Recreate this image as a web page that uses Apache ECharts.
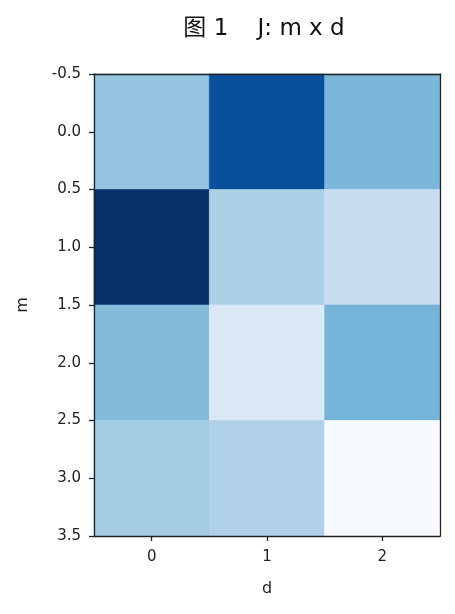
<!DOCTYPE html>
<html>
<head>
<meta charset="utf-8">
<script src="https://cdn.jsdelivr.net/npm/echarts@6/dist/echarts.min.js"></script>
<style>
html, body { margin: 0; padding: 0; background: #fff; }
#chart { width: 455px; height: 614px; }
</style>
</head>
<body>
<div id="chart"></div>
<script>
// matrix J (rows = m, columns = d), values
var colsD = [0, 1, 2];
var rowsM = [0, 1, 2, 3];
var row0 = [0.40, 0.88, 0.46];
var row1 = [1.00, 0.33, 0.245];
var row2 = [0.44, 0.14, 0.475];
var row3 = [0.36, 0.32, 0.00];
var xTicks = [0, 1, 2];
var blues = ['#f7fbff', '#deebf7', '#c6dbef', '#9ecae1', '#6baed6', '#4292c6', '#2171b5', '#08519c', '#08306b'];

var matrix = [row0, row1, row2, row3];
var cells = [];
rowsM.forEach(function (m) {
	colsD.forEach(function (d) {
		cells.push([d, m, matrix[m][d]]);
	});
});

var font = "'DejaVu Sans', 'Noto Sans CJK SC', sans-serif";
var ink = '#222';

var chart = echarts.init(document.getElementById('chart'));
var option = {
	backgroundColor: '#fff',
	animation: false,
	title: {
		text: '图 1    J: m x d',
		left: 259,
		textAlign: 'center',
		top: 13,
		textStyle: { fontFamily: font, fontSize: 23, fontWeight: 'normal', color: '#111' }
	},
	grid: { left: 94, right: 15, top: 74, bottom: 78 },
	visualMap: {
		show: false,
		type: 'continuous',
		min: 0,
		max: 1,
		dimension: 2,
		seriesIndex: 0,
		inRange: { color: blues }
	},
	xAxis: [{
		type: 'value',
		min: -0.5,
		max: 2.5,
		z: 5,
		name: 'd',
		nameLocation: 'middle',
		nameGap: 45,
		nameTextStyle: { fontFamily: font, fontSize: 16, color: ink },
		splitLine: { show: false },
		axisLine: { show: true, onZero: false, lineStyle: { color: ink, width: 1.3 } },
		axisTick: { show: true, customValues: xTicks, length: 5, lineStyle: { color: ink, width: 1.3 } },
		axisLabel: { customValues: xTicks, fontFamily: font, fontSize: 15, color: ink, margin: 14 }
	}, {
		type: 'value',
		position: 'top',
		min: -0.5,
		max: 2.5,
		z: 5,
		splitLine: { show: false },
		axisLine: { show: true, onZero: false, lineStyle: { color: ink, width: 1.3 } },
		axisTick: { show: false },
		axisLabel: { show: false }
	}],
	yAxis: [{
		type: 'value',
		inverse: true,
		min: -0.5,
		max: 3.5,
		interval: 0.5,
		z: 5,
		name: 'm',
		nameLocation: 'middle',
		nameGap: 63,
		nameTextStyle: { fontFamily: font, fontSize: 16, color: ink },
		splitLine: { show: false },
		axisLine: { show: true, onZero: false, lineStyle: { color: ink, width: 1.3 } },
		axisTick: { show: true, length: 5, lineStyle: { color: ink, width: 1.3 } },
		axisLabel: {
			fontFamily: font, fontSize: 15, color: ink, margin: 13,
			formatter: function (v) { return v.toFixed(1); }
		}
	}, {
		type: 'value',
		position: 'right',
		inverse: true,
		min: -0.5,
		max: 3.5,
		z: 5,
		splitLine: { show: false },
		axisLine: { show: true, onZero: false, lineStyle: { color: ink, width: 1.3 } },
		axisTick: { show: false },
		axisLabel: { show: false }
	}],
	series: [{
		type: 'custom',
		z: 1,
		data: cells,
		encode: { x: 0, y: 1 },
		renderItem: function (params, api) {
			var d = api.value(0), m = api.value(1);
			var p0 = api.coord([d - 0.5, m - 0.5]);
			var p1 = api.coord([d + 0.5, m + 0.5]);
			var c = api.visual('color');
			return {
				type: 'rect',
				shape: {
					x: Math.min(p0[0], p1[0]),
					y: Math.min(p0[1], p1[1]),
					width: Math.abs(p1[0] - p0[0]),
					height: Math.abs(p1[1] - p0[1])
				},
				style: { fill: c, stroke: c, lineWidth: 0.6 }
			};
		}
	}]
};
chart.setOption(option);
</script>
</body>
</html>
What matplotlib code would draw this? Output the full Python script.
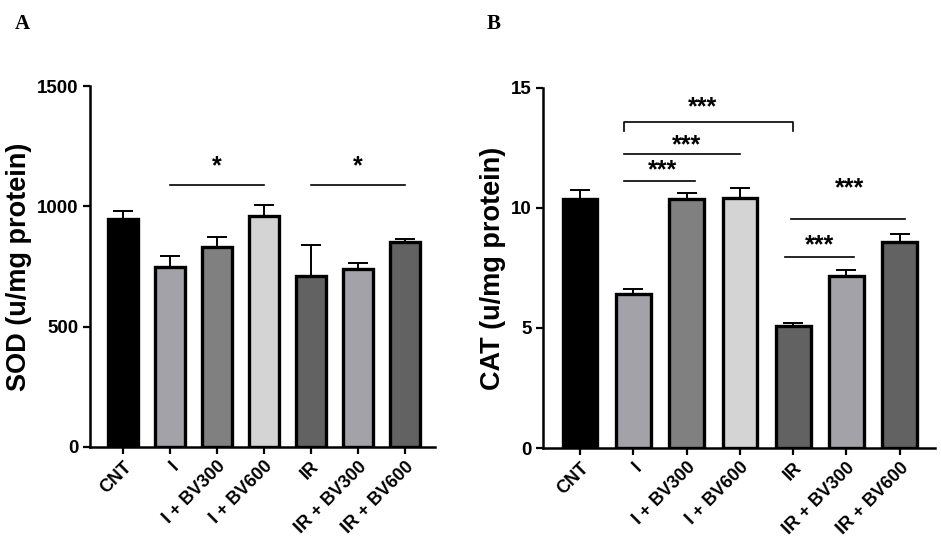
import numpy as np
import matplotlib.pyplot as plt

plt.rcParams['font.family'] = ['Liberation Sans', 'DejaVu Sans']

groups = ["CNT", "I", "I + BV300", "I + BV600", "IR", "IR + BV300", "IR + BV600"]
colors = ["#000000", "#a2a2a8", "#808080", "#d4d4d4", "#626262", "#a2a2a8", "#626262"]

sod = [947, 748, 831, 960, 710, 740, 852]
sod_err = [33, 46, 41, 45, 129, 24, 12]

cat = [10.37, 6.42, 10.37, 10.43, 5.08, 7.17, 8.58]
cat_err = [0.38, 0.2, 0.25, 0.4, 0.12, 0.25, 0.34]

fig = plt.figure(figsize=(9.41, 5.39), dpi=100)
ax1 = fig.add_axes([0.0956, 0.1707, 0.3666, 0.6697])
ax2 = fig.add_axes([0.577, 0.1688, 0.4166, 0.668])

def panel(ax, vals, errs, ylim, yticks, ylabel, xlim):
    x = np.arange(len(groups))
    ax.errorbar(x, vals, yerr=[np.zeros(len(errs)), errs], fmt='none',
                ecolor='black', elinewidth=1.4, capsize=7, capthick=1.4, zorder=1)
    ax.bar(x, vals, width=0.65, color=colors, edgecolor='black', linewidth=2.4, zorder=2)
    ax.set_xlim(*xlim)
    ax.set_ylim(*ylim)
    ax.set_yticks(yticks)
    ax.set_xticks(x)
    ax.set_xticklabels(groups, rotation=45, ha='right', rotation_mode='anchor',
                       fontsize=13, fontweight='bold')
    for t in ax.get_yticklabels():
        t.set_fontsize(13.5)
        t.set_fontweight('bold')
    ax.set_ylabel(ylabel, fontsize=19.5, fontweight='bold', labelpad=4)
    for s in ['top', 'right']:
        ax.spines[s].set_visible(False)
    for s in ['left', 'bottom']:
        ax.spines[s].set_linewidth(1.8)
    ax.tick_params(width=1.6, length=5, pad=3)

panel(ax1, sod, sod_err, (0, 1500), [0, 500, 1000, 1500], "SOD (u/mg protein)", (-0.70, 6.64))
panel(ax2, cat, cat_err, (0, 15), [0, 5, 10, 15], "CAT (u/mg protein)", (-0.694, 6.66))

# significance lines, SOD
for a, b in [(1, 3), (4, 6)]:
    ax1.plot([a, b], [1089, 1089], color='black', lw=1.2, clip_on=False)
    ax1.text((a + b) / 2, 1165, "*", ha='center', va='center', fontsize=18, fontweight='bold')

# significance lines, CAT
ax2.plot([0.82, 0.82, 4.0, 4.0], [13.2, 13.6, 13.6, 13.2], color='black', lw=1.2, clip_on=False)
ax2.text(2.3, 14.2, "***", ha='center', va='center', fontsize=18, fontweight='bold')
lines = [(0.82, 3.0, 12.25, 2.0, 12.6),
         (0.82, 2.15, 11.12, 1.55, 11.55),
         (3.95, 6.1, 9.54, 5.05, 10.8),
         (3.85, 5.15, 7.96, 4.5, 8.45)]
for a, b, y, tx, ty in lines:
    ax2.plot([a, b], [y, y], color='black', lw=1.2, clip_on=False)
    ax2.text(tx, ty, "***", ha='center', va='center', fontsize=18, fontweight='bold')

fig.text(0.016, 0.955, "A", fontsize=15, fontweight='bold', family='Liberation Serif', va='center')
fig.text(0.517, 0.955, "B", fontsize=15, fontweight='bold', family='Liberation Serif', va='center')

fig.savefig("out.png", dpi=100)
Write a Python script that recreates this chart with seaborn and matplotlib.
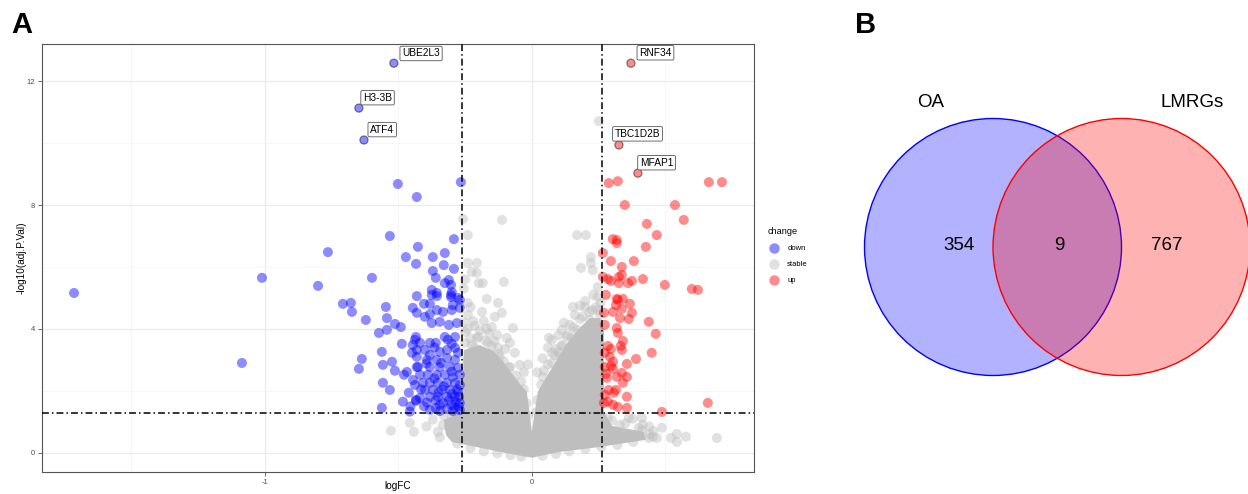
----------------
(THE TASK): Copy only what runs above from the line containing "What matplotlib code" through the line containing "ax2 = fig.add_axes([0.577, 0.1688, 0.4166, 0.668])", exactly. Leave out the pictures.

(THE REPLY):
What matplotlib code would draw this? Output the full Python script.
import numpy as np
import matplotlib.pyplot as plt

plt.rcParams['font.family'] = ['Liberation Sans', 'DejaVu Sans']

groups = ["CNT", "I", "I + BV300", "I + BV600", "IR", "IR + BV300", "IR + BV600"]
colors = ["#000000", "#a2a2a8", "#808080", "#d4d4d4", "#626262", "#a2a2a8", "#626262"]

sod = [947, 748, 831, 960, 710, 740, 852]
sod_err = [33, 46, 41, 45, 129, 24, 12]

cat = [10.37, 6.42, 10.37, 10.43, 5.08, 7.17, 8.58]
cat_err = [0.38, 0.2, 0.25, 0.4, 0.12, 0.25, 0.34]

fig = plt.figure(figsize=(9.41, 5.39), dpi=100)
ax1 = fig.add_axes([0.0956, 0.1707, 0.3666, 0.6697])
ax2 = fig.add_axes([0.577, 0.1688, 0.4166, 0.668])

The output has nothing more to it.